Swirl

There’s a place on a river where the water swirls around and around as if it were caught on something. Sometimes it’s near rocks or boulders; sometimes it’s along the bank. Eons ago when I would go fishing, I often tried to cast there, or near it, because in my mind, the fish would try to be somewhere that seemed (and might be a bit) uncomfortable so that they would have a lesser chance of being eaten. I imagined that they stayed in that swirl to be continually moving without ever actually moving, comfortable yet uncomfortable at the same time.

Spring break is in its waning hours (I’m aware that it’s barely noon, thank you…) and I find myself in that swirl on the river again. Going from one task to another, twelve tabs open, with no definitive goal except to not get eaten by the tasks in the tabs that I realize now I should have been working on over the last 8 days instead of all the things on Sunday. I have had something that resembles breakfast, and am on my second cup of tea (excellent Christmas gifts, tbh). I’ve started a load of laundry and made some progress on house blessing, though even Flylady would call it half-assed.

“Have some tea, Fool!”

This time in the school year is when educators are said to have “feet in different worlds” while they reflect on this school year, working to make it to the finish through state testing and end-of-year events, and plan to improve all the things for next year. It’s not a linear time at all. We swirl from one task to the next, circling around until we find something to settle upon for a few minutes until the next interruption. This was brought up in a group I’m in–that idea of productivity as an administrator. I think we cast our lines, over and over again to hook the thing that might help us make a dent in the ever-growing to-do list.

“If I can just get one thing finished today…”

It’s neverending, the things that we are caught by, each being important on some level to someone. Our own agendas and to-do list being set aside over and over for a task or project that needs doing.

Spring Break was a time to reset, get to calmer waters for a while. While I did reset a little bit, I found myself back in the swirl often, wondering what I ought to be doing, what I missed, what I should be on top of that I’ve forgotten… Circling back amongst everything from buying toilet paper (a quarter of a roll is not going to last until payday) to sobbing through episodes of Netflix drama suggested by a friend who said I need a good cry (I do) to dog park trips and other excuses to be anywhere but home because there are plenty of things that need doing there…
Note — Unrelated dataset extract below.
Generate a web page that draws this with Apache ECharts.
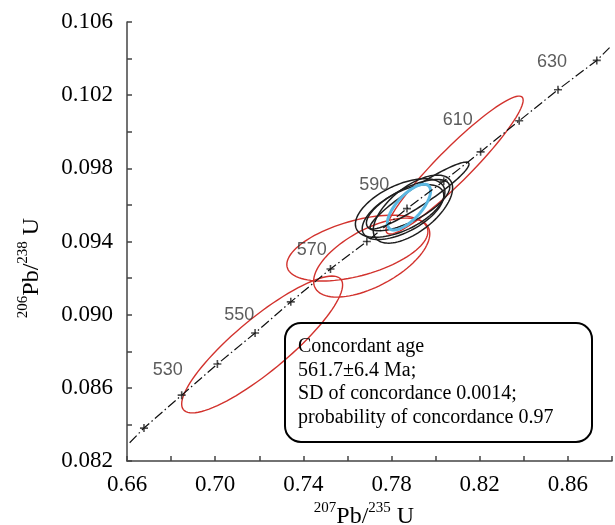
<!DOCTYPE html>
<html>
<head>
<meta charset="utf-8">
<script src="https://cdn.jsdelivr.net/npm/echarts@6/dist/echarts.min.js"></script>
<style>
  html, body { margin: 0; padding: 0; background: #fff; }
  #chart { width: 615px; height: 525px; }
</style>
</head>
<body>
<div id="chart"></div>
<script>
// concordia markers (Ma)
var markerAges = [520, 530, 540, 550, 560, 570, 580, 590, 600, 610, 620, 630, 640];
var markerX = [0.6677, 0.6848, 0.7010, 0.7181, 0.7343, 0.7523, 0.7688, 0.7870, 0.8037, 0.8204, 0.8379, 0.8555, 0.8731];
var markerY = [0.0838, 0.0856, 0.0873, 0.0890, 0.0907, 0.0925, 0.0940, 0.0958, 0.0973, 0.0989, 0.1006, 0.1023, 0.1039];

// ends of the concordia line
var lineEndX = [0.6612, 0.8789];
var lineEndY = [0.0830, 0.1046];

// age labels
var labelAges = [530, 550, 570, 590, 610, 630];
var labelX = [0.6785, 0.7109, 0.7438, 0.7722, 0.8100, 0.8528];
var labelY = [0.08697, 0.08998, 0.09356, 0.09711, 0.10063, 0.10383];

// error ellipses: centre, half widths, correlation
var ellGroup = ['red', 'red', 'red', 'red', 'black', 'black', 'black', 'black', 'black', 'blue'];
var ellCx  = [0.7213, 0.8086, 0.7645, 0.7710, 0.7927, 0.7839, 0.7897, 0.7875, 0.7852, 0.7879];
var ellCy  = [0.08837, 0.09818, 0.09364, 0.09312, 0.09651, 0.09583, 0.09577, 0.09599, 0.09561, 0.09588];
var ellSx  = [0.0365, 0.0311, 0.0320, 0.02635, 0.02243, 0.0203, 0.0180, 0.0189, 0.0185, 0.0098];
var ellSy  = [0.00374, 0.00377, 0.00180, 0.00216, 0.00183, 0.00160, 0.00186, 0.00140, 0.00150, 0.00125];
var ellRho = [0.87, 0.94, 0.50, 0.60, 0.94, 0.55, 0.62, 0.70, 0.60, 0.70];

var xTickLabels = ['0.66', '0.70', '0.74', '0.78', '0.82', '0.86'];
var yTickLabels = ['0.082', '0.086', '0.090', '0.094', '0.098', '0.102', '0.106'];

var groupStyle = {
  red: { stroke: '#d2322d', lineWidth: 1.4 },
  black: { stroke: '#1e1e1e', lineWidth: 1.5 },
  blue: { stroke: '#5bb8e2', lineWidth: 3 }
};

var chart = echarts.init(document.getElementById('chart'));

function ellipseSeries(group) {
  var data = [];
  for (var i = 0; i < ellGroup.length; i++) {
    if (ellGroup[i] === group) data.push([ellCx[i], ellCy[i], ellSx[i], ellSy[i], ellRho[i]]);
  }
  return {
    type: 'custom',
    silent: true,
    encode: { x: 0, y: 1 },
    data: data,
    renderItem: function (params, api) {
      var cx = api.value(0), cy = api.value(1);
      var sx = api.value(2), sy = api.value(3), r = api.value(4);
      var q = Math.sqrt(1 - r * r);
      var pts = [];
      for (var k = 0; k < 96; k++) {
        var t = k / 96 * Math.PI * 2;
        pts.push(api.coord([cx + sx * Math.cos(t), cy + sy * (r * Math.cos(t) + q * Math.sin(t))]));
      }
      return {
        type: 'polygon',
        shape: { points: pts },
        style: { fill: 'none', stroke: groupStyle[group].stroke, lineWidth: groupStyle[group].lineWidth }
      };
    }
  };
}

var linePts = [[lineEndX[0], lineEndY[0]]];
var markerPts = [];
for (var i = 0; i < markerAges.length; i++) {
  linePts.push([markerX[i], markerY[i]]);
  markerPts.push([markerX[i], markerY[i], markerAges[i]]);
}
linePts.push([lineEndX[1], lineEndY[1]]);

var labelPts = labelAges.map(function (a, i) { return [labelX[i], labelY[i], a]; });

var serif = '"Liberation Serif", "Times New Roman", serif';
var axisColor = '#444';

var option = {
  animation: false,
  grid: { left: 127, top: 22, right: 0, bottom: 64 },
  xAxis: {
    type: 'value',
    min: 0.66,
    max: 0.88,
    interval: 0.02,
    axisLine: { onZero: false, lineStyle: { color: axisColor, width: 1.5 } },
    axisTick: { inside: true, length: 5, lineStyle: { color: axisColor, width: 1.5 } },
    splitLine: { show: false },
    axisLabel: {
      margin: 12,
      color: '#000',
      fontFamily: serif,
      fontSize: 23,
      formatter: function (v) {
        var s = v.toFixed(2);
        return xTickLabels.indexOf(s) >= 0 ? s : '';
      }
    }
  },
  yAxis: {
    type: 'value',
    min: 0.082,
    max: 0.106,
    interval: 0.002,
    axisLine: { onZero: false, lineStyle: { color: axisColor, width: 1.5 } },
    axisTick: { inside: true, length: 5, lineStyle: { color: axisColor, width: 1.5 } },
    splitLine: { show: false },
    axisLabel: {
      margin: 14,
      color: '#000',
      fontFamily: serif,
      fontSize: 23,
      formatter: function (v) {
        var s = v.toFixed(3);
        return yTickLabels.indexOf(s) >= 0 ? s : '';
      }
    }
  },
  series: [
    ellipseSeries('red'),
    ellipseSeries('black'),
    ellipseSeries('blue'),
    {
      type: 'line',
      data: linePts,
      symbol: 'none',
      silent: true,
      lineStyle: { color: '#111', width: 1.2, type: [10, 3, 1.5, 3] }
    },
    {
      type: 'scatter',
      data: markerPts,
      symbol: 'path://M4,0L6,0L6,4L10,4L10,6L6,6L6,10L4,10L4,6L0,6L0,4L4,4Z',
      symbolSize: 8,
      itemStyle: { color: '#222' },
      silent: true
    },
    {
      type: 'scatter',
      data: labelPts,
      symbolSize: 0,
      silent: true,
      label: {
        show: true,
        position: 'inside',
        formatter: function (p) { return p.value[2]; },
        fontFamily: '"Liberation Sans", Arial, sans-serif',
        fontSize: 18,
        color: '#333'
      }
    }
  ],
  graphic: [
    {
      type: 'rect',
      shape: { x: 285, y: 323, width: 307, height: 119, r: 16 },
      style: { fill: 'none', stroke: '#000', lineWidth: 2 },
      z: 100
    },
    {
      type: 'text',
      x: 298,
      y: 335,
      z: 100,
      style: {
        text: 'Concordant age\n561.7±6.4 Ma;\nSD of concordance 0.0014;\nprobability of concordance 0.97',
        font: '20px ' + serif,
        lineHeight: 23.5,
        fill: '#000'
      }
    },
    {
      type: 'text',
      x: 364,
      y: 515,
      style: {
        text: '{s|207}{m|Pb/}{s|235}{m| U}',
        align: 'center',
        verticalAlign: 'middle',
        rich: {
          s: { fontFamily: serif, fontSize: 15, lineHeight: 15, verticalAlign: 'top', fill: '#000' },
          m: { fontFamily: serif, fontSize: 24, lineHeight: 28, verticalAlign: 'bottom', fill: '#000' }
        }
      }
    },
    {
      type: 'text',
      x: 30,
      y: 268,
      rotation: Math.PI / 2,
      style: {
        text: '{s|206}{m|Pb/}{s|238}{m| U}',
        align: 'center',
        verticalAlign: 'middle',
        rich: {
          s: { fontFamily: serif, fontSize: 15, lineHeight: 15, verticalAlign: 'top', fill: '#000' },
          m: { fontFamily: serif, fontSize: 24, lineHeight: 28, verticalAlign: 'bottom', fill: '#000' }
        }
      }
    }
  ]
};

chart.setOption(option);

window.onresize = function () {
  chart.resize();
};
</script>
</body>
</html>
A friend noted a while ago that she doesn’t have a good in-between switch for breaks like this. She’s either on and multitasking all the things or off completely, and embracing the idea of actual “rest” is difficult. I struggle with the same thing, though the guilt around “off” is greater with me.

I wonder if this is just a gifted trait or an administrator trait leftover from classroom teacher life when downtime was difficult because ideas came from tiny, unexpected places or if it’s a mixture of both, bringing multipotentiality into the swirl.

What would I like my work life to be like is a loaded question and one that crops up every year at this time–feet in two worlds, you see.

I’d like for my work life to be calm but not boring. I don’t like embracing frantic and last minute rush is not my jam. I’d like to be challenged intellectually with things to figure out, but not challenged for control of things that I know damn well are best practice and professional. I’d like flexibility in my work (place, schedule) but still have a routine and be able to support others in their own growth. I’d like to be respected for the knowledge I have gained yet not held to an impossible standard when I can’t fix everything before it went to hell. I’d like to be with others who are continually growing, willing to learn and change. I’d like to be in a role that lets me play with ideas, try new things, but with honest, reflective feedback and not less-than-helpful criticism because my trying something new made someone else uncomfortable.

I would like to be with people who get it…who understand at their core that gifted is who we are, not what we produce, yet strive to honor the need for both accountability and professionalism, embracing creativity and reflection, collaboration, personal responsibility, and willingness to see other perspectives. I want to help create a “think tank” that is willing to try and fail, learn from mistakes, all while keeping what is best for kids at the crux of it everything.

I would like to create and be part of somewhere I don’t have to hide in the swirl for fear of being consumed by the judgment of others, trapping me beneath the water.